From the very first line of the data to the line containing "from matplotlib.patches import", retype everything exactly, leaving the pictures behind.

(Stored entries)
★ ★ ★ ★

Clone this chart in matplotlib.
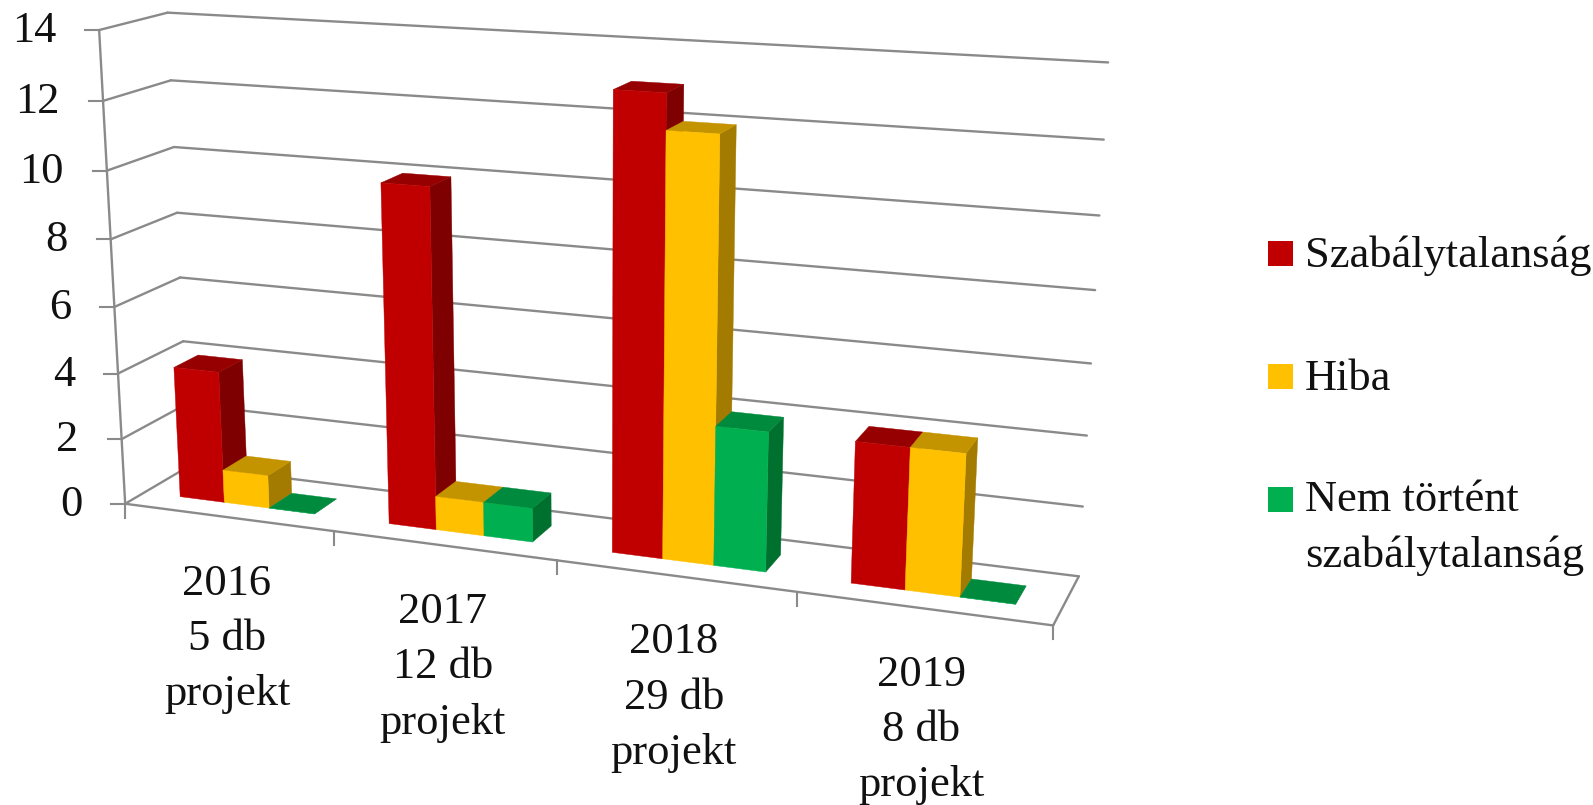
import numpy as np
import matplotlib
matplotlib.use('Agg')
import matplotlib.pyplot as plt
from matplotlib.patches import Polygon, Rectangle

# Chart data
categories = ['2016\n5 db\nprojekt', '2017\n12 db\nprojekt', '2018\n29 db\nprojekt', '2019\n8 db\nprojekt']
series_names = ['Szabálytalanság', 'Hiba', 'Nem történt\nszabálytalanság']
szabalytalansag = [4, 10, 13, 4]
hiba = [1, 1, 12, 4]
nem_tortent = [0, 1, 4, 0]
y_ticks = [0, 2, 4, 6, 8, 10, 12, 14]

# Face colours: front, side, top
red = ['#C00000', '#7F0000', '#960000']
yellow = ['#FFC000', '#A37B00', '#C49300']
green = ['#00B050', '#00702F', '#008A3E']

grey = '#8A8A8A'
text_col = '#111111'
font = 'Liberation Serif'
fsize = 32
lspace = 1.49

# Frame of the 3D box in pixels, used to fit the perspective camera
back_left = [(189, 468), (186, 405), (183, 340), (180, 277), (176, 213), (175, 147), (171, 80), (168, 13)]
front_left = [(125, 504), (122, 439), (119, 373), (115, 305), (111, 239), (106, 171), (103, 101), (98, 31)]
back_right = [(1078, 576), (1082, 505), (1088, 436), (1090, 363), (1096, 290), (1101, 215), (1104, 140), (1107, 63)]
front_right = (1053, 627)


def fit_camera():
    world = []
    pix = []
    for k, v in enumerate(y_ticks):
        world.append((0, v, 1)); pix.append(back_left[k])
        world.append((0, v, 0)); pix.append(front_left[k])
        world.append((4, v, 1)); pix.append(back_right[k])
    world.append((4, 0, 0)); pix.append(front_right)
    rows = []
    rhs = []
    for (x, y, z), (u, v) in zip(world, pix):
        rows.append([x, y, z, 1, 0, 0, 0, 0, -u * x, -u * y, -u * z])
        rhs.append(u)
        rows.append([0, 0, 0, 0, x, y, z, 1, -v * x, -v * y, -v * z])
        rhs.append(v)
    p = np.linalg.lstsq(np.array(rows, float), np.array(rhs, float), rcond=None)[0]
    return np.append(p, 1).reshape(3, 4)


cam = fit_camera()


def project(x, y, z):
    q = cam @ np.array([x, y, z, 1.0])
    return q[0] / q[2], q[1] / q[2]


def line3d(ax, a, b):
    p1 = project(*a)
    p2 = project(*b)
    ax.plot([p1[0], p2[0]], [p1[1], p2[1]], color=grey, lw=1.7, solid_capstyle='round', zorder=1)


def draw_bar(ax, x0, x1, z0, z1, h, cols):
    front = [(x0, 0, z0), (x1, 0, z0), (x1, h, z0), (x0, h, z0)]
    side = [(x1, 0, z0), (x1, 0, z1), (x1, h, z1), (x1, h, z0)]
    top = [(x0, h, z0), (x1, h, z0), (x1, h, z1), (x0, h, z1)]
    faces = [(side, cols[1]), (top, cols[2]), (front, cols[0])]
    for face, c in faces:
        ax.add_patch(Polygon([project(*p) for p in face], closed=True, facecolor=c,
                             edgecolor=c, lw=0.3, zorder=3))


fig = plt.figure(figsize=(15.93, 8.05), dpi=100)
ax = fig.add_axes([0, 0, 1, 1])
ax.set_xlim(0, 1593)
ax.set_ylim(805, 0)
ax.axis('off')

n = len(categories)

# Walls and floor
for v in y_ticks:
    line3d(ax, (0, v, 0), (0, v, 1))
    line3d(ax, (0, v, 1), (n, v, 1))
line3d(ax, (0, 0, 0), (0, 14, 0))
line3d(ax, (0, 0, 0), (n, 0, 0))
line3d(ax, (n, 0, 0), (n, 0, 1))

# Tick marks and value labels
for v in y_ticks:
    u1, v1 = project(0, v, 0)
    ax.plot([u1 - 14, u1], [v1, v1], color=grey, lw=1.5, zorder=1)
    ax.text(u1 - 43, v1 + 1, str(v), ha='right', va='center', family=font, fontsize=fsize, color=text_col)
for i in range(n + 1):
    u1, v1 = project(i, 0, 0)
    ax.plot([u1, u1], [v1, v1 + 14], color=grey, lw=1.5, zorder=1)

# Bars
gap = 0.175
bar_w = 0.2167
z0, z1 = 0.3, 0.68
for i in range(n):
    for k, (vals, cols) in enumerate(zip([szabalytalansag, hiba, nem_tortent], [red, yellow, green])):
        x0 = i + gap + k * bar_w
        draw_bar(ax, x0, x0 + bar_w, z0, z1, vals[i], cols)

# Category labels, anchored on the baseline of the last line
for i, lab in enumerate(categories):
    u1, v1 = project(i + 0.5, 0, 0)
    ax.text(u1 - 1, v1 + 188, lab, ha='center', va='baseline', family=font, fontsize=fsize,
            linespacing=lspace, color=text_col)

# Legend
legend_box_y = [241, 364, 487]
legend_text_y = [267, 390, 567]
for name, by, ty, cols in zip(series_names, legend_box_y, legend_text_y, [red, yellow, green]):
    ax.add_patch(Rectangle((1268, by), 25, 25, facecolor=cols[0], edgecolor='none'))
    ax.text(1305, ty, name, ha='left', va='baseline', family=font, fontsize=fsize,
            linespacing=lspace, color=text_col)

fig.savefig('out.png', dpi=100)
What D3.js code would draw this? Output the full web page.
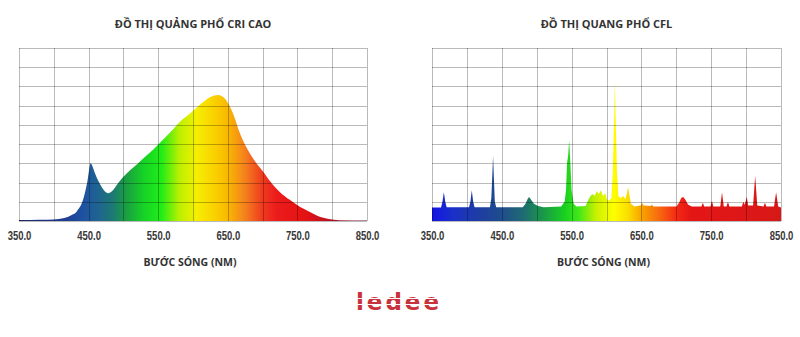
<!DOCTYPE html>
<html>
<head>
<meta charset="utf-8">
<script src="https://cdn.jsdelivr.net/npm/d3@7"></script>
<style>
  body { margin: 0; background: #fff; }
  svg { display: block; }
</style>
</head>
<body>
<script>
// wavelength ticks (nm)
var xTicks = [350, 450, 550, 650, 750, 850];

// high CRI LED spectrum (grid rows = units)
var criWavelengths = [350, 380, 400, 415, 425, 433, 442, 448, 453, 456, 460, 466, 472, 478, 485, 492, 500, 510, 520, 530, 543, 553, 567, 581, 596, 610, 625, 636, 645, 650, 655, 660, 667, 675, 682, 690, 700, 711, 725, 739, 754, 768, 782, 795, 810, 850];
var criValues = [0.05, 0.06, 0.08, 0.15, 0.3, 0.5, 1.1, 2.0, 3.0, 2.8, 2.4, 1.95, 1.6, 1.45, 1.6, 1.95, 2.3, 2.65, 2.97, 3.3, 3.72, 4.08, 4.6, 5.15, 5.6, 6.05, 6.45, 6.56, 6.4, 6.15, 5.8, 5.35, 4.6, 3.95, 3.5, 3.05, 2.6, 2.05, 1.5, 1.1, 0.73, 0.47, 0.22, 0.1, 0.04, 0.02];

// CFL spectrum
var cflWavelengths = [350, 363, 365, 367, 369, 371, 403, 405, 407, 409, 411, 433, 435, 436.5, 437.5, 438.5, 440, 442, 480, 484, 487, 489, 492, 496, 502, 510, 535, 540, 542, 543.5, 545, 546.5, 548, 550, 553, 557, 570, 574, 577, 580, 583, 586, 589, 592, 595, 598, 601, 604, 607, 609, 611, 612, 613, 615, 617, 620, 624, 627, 629, 631, 633, 635, 640, 649, 651, 653, 663, 665, 667, 700, 704, 707, 710, 713, 717, 722, 736, 738, 740, 749, 751, 753, 763, 765.5, 768, 772, 774, 776, 794, 796, 798, 801, 803, 810, 813, 816, 825, 827, 829, 840, 843, 846, 850];
var cflValues = [0.7, 0.7, 1.0, 1.5, 1.0, 0.72, 0.72, 1.0, 1.6, 1.0, 0.72, 0.72, 1.2, 2.5, 3.4, 2.4, 1.0, 0.72, 0.72, 0.9, 1.15, 1.25, 1.1, 0.9, 0.78, 0.72, 0.75, 1.0, 1.6, 3.0, 3.4, 4.2, 3.2, 1.6, 0.9, 0.75, 0.78, 1.1, 1.3, 1.4, 1.3, 1.55, 1.4, 1.6, 1.3, 1.45, 1.1, 1.05, 1.2, 2.5, 5.5, 7.35, 5.5, 2.5, 1.3, 1.2, 1.3, 1.15, 1.4, 1.75, 1.3, 0.9, 0.75, 0.8, 0.95, 0.8, 0.78, 0.85, 0.75, 0.75, 0.95, 1.2, 1.25, 1.1, 0.85, 0.75, 0.75, 0.95, 0.75, 0.75, 1.05, 0.75, 0.75, 1.5, 0.75, 0.75, 1.0, 0.75, 0.75, 1.0, 0.85, 1.25, 0.8, 0.8, 2.35, 0.8, 0.75, 0.95, 0.75, 0.75, 1.5, 0.75, 0.7];

var criTitle = "ĐỒ THỊ QUẢNG PHỔ CRI CAO";
var cflTitle = "ĐỒ THỊ QUANG PHỔ CFL";
var axisTitle = "BƯỚC SÓNG (NM)";

var width = 800, height = 337;

var svg = d3.select("body")
    .append("svg")
    .attr("width", width)
    .attr("height", height);

svg.append("rect")
    .attr("width", width)
    .attr("height", height)
    .attr("fill", "#fff");

var defs = svg.append("defs");

function drawPanel(opts) {
    var x = d3.scaleLinear()
        .domain([350, 850])
        .range([opts.left, opts.right]);
    var y = d3.scaleLinear()
        .domain([0, 9])
        .range([221, 48]);

    // horizontal colour ramp by wavelength
    var grad = defs.append("linearGradient")
        .attr("id", opts.id)
        .attr("gradientUnits", "userSpaceOnUse")
        .attr("x1", x(350)).attr("x2", x(850))
        .attr("y1", 0).attr("y2", 0);
    opts.stops.forEach(function(s) {
        grad.append("stop")
            .attr("offset", (s[0] - 350) / 500)
            .attr("stop-color", s[1]);
    });

    var g = svg.append("g");

    var area = d3.area()
        .x(function(d) { return x(d[0]); })
        .y0(y(0))
        .y1(function(d) { return y(d[1]); })
        .curve(opts.curve);

    g.append("path")
        .datum(d3.zip(opts.wl, opts.vals))
        .attr("d", area)
        .attr("fill", "url(#" + opts.id + ")");

    // grid on top of the fill
    var grid = g.append("g")
        .attr("stroke", "#000")
        .attr("stroke-opacity", 0.27)
        .attr("stroke-width", 1);
    d3.range(350, 851, 50).forEach(function(v) {
        var px = Math.round(x(v)) + 0.5;
        grid.append("line")
            .attr("x1", px).attr("x2", px)
            .attr("y1", y(9)).attr("y2", y(0));
    });
    d3.range(0, 10).forEach(function(v) {
        var py = Math.round(y(v)) + 0.5;
        grid.append("line")
            .attr("x1", x(350)).attr("x2", x(850))
            .attr("y1", py).attr("y2", py);
    });

    var ax = g.append("g")
        .attr("transform", "translate(0," + y(0) + ")")
        .call(d3.axisBottom(x)
            .tickValues(xTicks)
            .tickSize(0)
            .tickPadding(10)
            .tickFormat(d3.format(".1f")));
    ax.select(".domain").remove();
    // narrow, tall digits like the original's condensed face
    ax.selectAll("text")
        .attr("font-family", "'Liberation Sans', Arial, sans-serif")
        .attr("font-weight", "bold")
        .attr("font-size", 13)
        .attr("transform", "scale(0.73,1)")
        .attr("fill", "#383838");

    var cx = (opts.left + opts.right) / 2;
    g.append("text")
        .attr("x", cx)
        .attr("y", 28)
        .attr("text-anchor", "middle")
        .attr("font-family", "'Open Sans', sans-serif")
        .attr("font-weight", "bold")
        .attr("font-size", 11)
        .attr("fill", "#333")
        .text(opts.title);

    g.append("text")
        .attr("x", cx - 3)
        .attr("y", 266)
        .attr("text-anchor", "middle")
        .attr("font-family", "'Open Sans', sans-serif")
        .attr("font-weight", "bold")
        .attr("font-size", 10.5)
        .attr("fill", "#333")
        .text(axisTitle);
}

drawPanel({
    id: "criGrad",
    left: 19, right: 367,
    title: criTitle,
    wl: criWavelengths, vals: criValues,
    curve: d3.curveMonotoneX,
    stops: [[350, "#1c2470"], [420, "#1f3f94"], [440, "#1e50a2"], [465, "#1f6590"],
            [485, "#1c7a72"], [505, "#1aa040"], [530, "#16d426"], [555, "#22ec18"],
            [580, "#b8f000"], [605, "#f6ef00"], [630, "#fad200"], [650, "#f9b800"],
            [675, "#f4801e"], [700, "#ef3a1e"], [720, "#ec1c1c"], [760, "#e51212"],
            [790, "#c41020"], [830, "#8a1a30"], [850, "#6a1a38"]]
});

drawPanel({
    id: "cflGrad",
    left: 432, right: 781,
    title: cflTitle,
    wl: cflWavelengths, vals: cflValues,
    curve: d3.curveLinear,
    stops: [[350, "#1414e6"], [380, "#1a30c8"], [420, "#1e3ea0"], [450, "#1e4d8c"],
            [480, "#1e6a74"], [510, "#1a9a48"], [540, "#18d020"], [560, "#40e818"],
            [585, "#c8f000"], [610, "#ffff00"], [630, "#fae000"], [650, "#f9a400"],
            [675, "#f86a10"], [700, "#f42a14"], [720, "#e41616"], [850, "#d81818"]]
});

// brand mark
var logo = svg.append("g");
logo.append("text")
    .attr("x", 399)
    .attr("y", 310)
    .attr("text-anchor", "middle")
    .attr("font-family", "'DejaVu Sans', sans-serif")
    .attr("font-weight", "bold")
    .attr("font-size", 23)
    .attr("letter-spacing", 3)
    .attr("fill", "#c8323c")
    .text("ledee");
[298.5, 304.5].forEach(function(yy) {
    logo.append("line")
        .attr("x1", 355).attr("x2", 445)
        .attr("y1", yy).attr("y2", yy)
        .attr("stroke", "#fff")
        .attr("stroke-width", 1.2);
});
</script>
</body>
</html>
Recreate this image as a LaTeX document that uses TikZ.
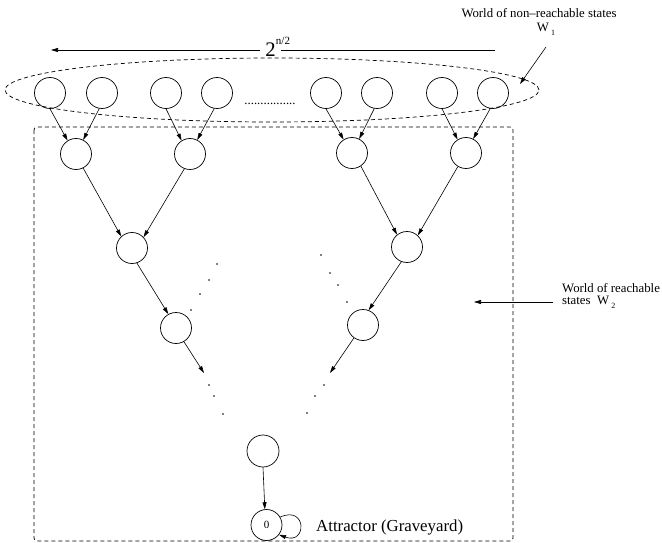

★ ★ ★ ★

**Task solution**
Clone this chart in matplotlib.
import numpy as np
import matplotlib
matplotlib.use('Agg')
import matplotlib.pyplot as plt
from matplotlib.patches import Polygon, Rectangle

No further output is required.